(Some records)
---

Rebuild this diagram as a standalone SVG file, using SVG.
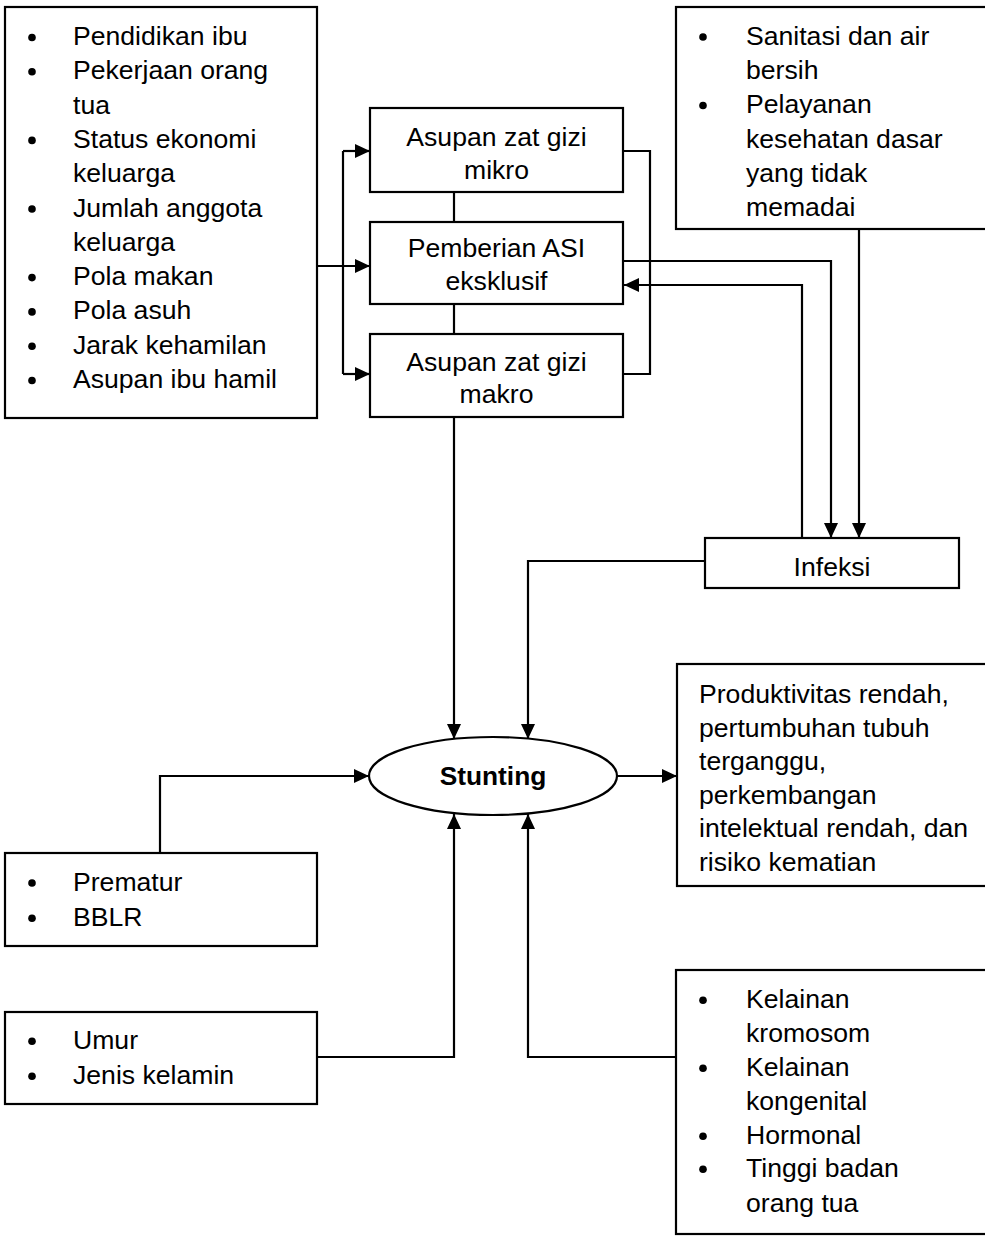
<svg xmlns="http://www.w3.org/2000/svg" width="985" height="1236" viewBox="0 0 985 1236">
<style>
.box{fill:#fff;stroke:#000;stroke-width:2.2}
.t{font-family:"Liberation Sans",Arial,sans-serif;font-size:26.6px;fill:#000}
.c{text-anchor:middle}
.b{font-weight:bold;font-size:26.3px}
.con{fill:none;stroke:#000;stroke-width:2.2}
.dot{fill:#000}
</style>
<defs>
<marker id="arr" viewBox="0 0 15 14" refX="15" refY="7" markerWidth="15" markerHeight="14" markerUnits="userSpaceOnUse" orient="auto">
<path d="M0,0 L15,7 L0,14 z" fill="#000"/>
</marker>
</defs>
<rect width="985" height="1236" fill="#fff"/>

<g id="connectors">
<path class="con" d="M317,266 L370,266" marker-end="url(#arr)"/>
<path class="con" d="M343,151 L343,374"/>
<path class="con" d="M343,151 L370,151" marker-end="url(#arr)"/>
<path class="con" d="M343,374 L370,374" marker-end="url(#arr)"/>
<path class="con" d="M454,192 L454,222"/>
<path class="con" d="M454,304 L454,334"/>
<path class="con" d="M623,151 L650,151 L650,374 L623,374"/>
<path class="con" d="M623,261 L831,261 L831,538" marker-end="url(#arr)"/>
<path class="con" d="M802,538 L802,285 L624,285" marker-end="url(#arr)"/>
<path class="con" d="M859,229 L859,538" marker-end="url(#arr)"/>
<path class="con" d="M454,417 L454,739" marker-end="url(#arr)"/>
<path class="con" d="M705,561 L528,561 L528,739" marker-end="url(#arr)"/>
<path class="con" d="M160,853 L160,776 L369,776" marker-end="url(#arr)"/>
<path class="con" d="M317,1057 L454,1057 L454,814" marker-end="url(#arr)"/>
<path class="con" d="M677,1057 L528,1057 L528,814" marker-end="url(#arr)"/>
<path class="con" d="M617,776 L677,776" marker-end="url(#arr)"/>
</g>

<g id="faktor-keluarga">
<rect class="box" x="5" y="7" width="312" height="411"/>
<circle class="dot" cx="32" cy="37.5" r="3.8"/>
<circle class="dot" cx="32" cy="71.8" r="3.8"/>
<circle class="dot" cx="32" cy="140.4" r="3.8"/>
<circle class="dot" cx="32" cy="209" r="3.8"/>
<circle class="dot" cx="32" cy="277.6" r="3.8"/>
<circle class="dot" cx="32" cy="311.9" r="3.8"/>
<circle class="dot" cx="32" cy="346.2" r="3.8"/>
<circle class="dot" cx="32" cy="380.5" r="3.8"/>
<text class="t" x="73" y="45">Pendidikan ibu</text>
<text class="t" x="73" y="79.3">Pekerjaan orang</text>
<text class="t" x="73" y="113.6">tua</text>
<text class="t" x="73" y="147.9">Status ekonomi</text>
<text class="t" x="73" y="182.2">keluarga</text>
<text class="t" x="73" y="216.5">Jumlah anggota</text>
<text class="t" x="73" y="250.8">keluarga</text>
<text class="t" x="73" y="285.1">Pola makan</text>
<text class="t" x="73" y="319.4">Pola asuh</text>
<text class="t" x="73" y="353.7">Jarak kehamilan</text>
<text class="t" x="73" y="388">Asupan ibu hamil</text>
</g>

<g id="gizi-mikro">
<rect class="box" x="370" y="108" width="253" height="84"/>
<text class="t c" x="496.5" y="145.7">Asupan zat gizi</text>
<text class="t c" x="496.5" y="178.5">mikro</text>
</g>

<g id="asi-eksklusif">
<rect class="box" x="370" y="222" width="253" height="82"/>
<text class="t c" x="496.5" y="256.7">Pemberian ASI</text>
<text class="t c" x="496.5" y="290">eksklusif</text>
</g>

<g id="gizi-makro">
<rect class="box" x="370" y="334" width="253" height="83"/>
<text class="t c" x="496.5" y="370.7">Asupan zat gizi</text>
<text class="t c" x="496.5" y="402.7">makro</text>
</g>

<g id="sanitasi">
<rect class="box" x="676" y="7" width="320" height="222"/>
<circle class="dot" cx="703" cy="37" r="3.8"/>
<circle class="dot" cx="703" cy="105.5" r="3.8"/>
<text class="t" x="746" y="45">Sanitasi dan air</text>
<text class="t" x="746" y="79.2">bersih</text>
<text class="t" x="746" y="113.4">Pelayanan</text>
<text class="t" x="746" y="147.6">kesehatan dasar</text>
<text class="t" x="746" y="181.8">yang tidak</text>
<text class="t" x="746" y="216">memadai</text>
</g>

<g id="infeksi">
<rect class="box" x="705" y="538" width="254" height="50"/>
<text class="t c" x="832" y="575.5">Infeksi</text>
</g>

<g id="stunting">
<ellipse class="box" cx="493" cy="776" rx="124" ry="39"/>
<text class="t c b" x="493" y="785">Stunting</text>
</g>

<g id="dampak">
<rect class="box" x="677" y="664" width="320" height="222"/>
<text class="t" x="699" y="703">Produktivitas rendah,</text>
<text class="t" x="699" y="736.5">pertumbuhan tubuh</text>
<text class="t" x="699" y="770">terganggu,</text>
<text class="t" x="699" y="803.5">perkembangan</text>
<text class="t" x="699" y="837">intelektual rendah, dan</text>
<text class="t" x="699" y="870.5">risiko kematian</text>
</g>

<g id="prematur">
<rect class="box" x="5" y="853" width="312" height="93"/>
<circle class="dot" cx="32" cy="883" r="3.8"/>
<circle class="dot" cx="32" cy="918.3" r="3.8"/>
<text class="t" x="73" y="890.7">Prematur</text>
<text class="t" x="73" y="926">BBLR</text>
</g>

<g id="umur">
<rect class="box" x="5" y="1012" width="312" height="92"/>
<circle class="dot" cx="32" cy="1041.3" r="3.8"/>
<circle class="dot" cx="32" cy="1076.3" r="3.8"/>
<text class="t" x="73" y="1049">Umur</text>
<text class="t" x="73" y="1084">Jenis kelamin</text>
</g>

<g id="genetik">
<rect class="box" x="676" y="970" width="320" height="264"/>
<circle class="dot" cx="703" cy="1000.3" r="3.8"/>
<circle class="dot" cx="703" cy="1068.3" r="3.8"/>
<circle class="dot" cx="703" cy="1136.3" r="3.8"/>
<circle class="dot" cx="703" cy="1169.3" r="3.8"/>
<text class="t" x="746" y="1008">Kelainan</text>
<text class="t" x="746" y="1042">kromosom</text>
<text class="t" x="746" y="1076">Kelainan</text>
<text class="t" x="746" y="1110">kongenital</text>
<text class="t" x="746" y="1144">Hormonal</text>
<text class="t" x="746" y="1177">Tinggi badan</text>
<text class="t" x="746" y="1211.5">orang tua</text>
</g>
</svg>
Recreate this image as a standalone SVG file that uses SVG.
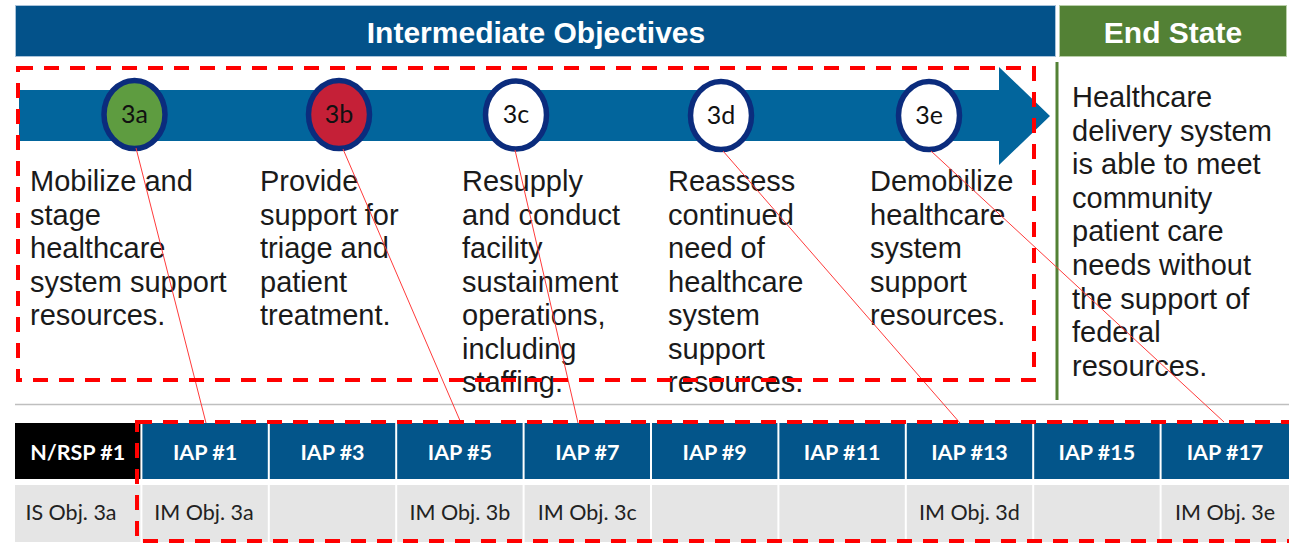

---

_Your goal_
Pick out all lines containing the string "file".

_Task output_
Rebuild this diagram as a standalone SVG file, using SVG.
Recreate this image as a standalone SVG file that uses SVG.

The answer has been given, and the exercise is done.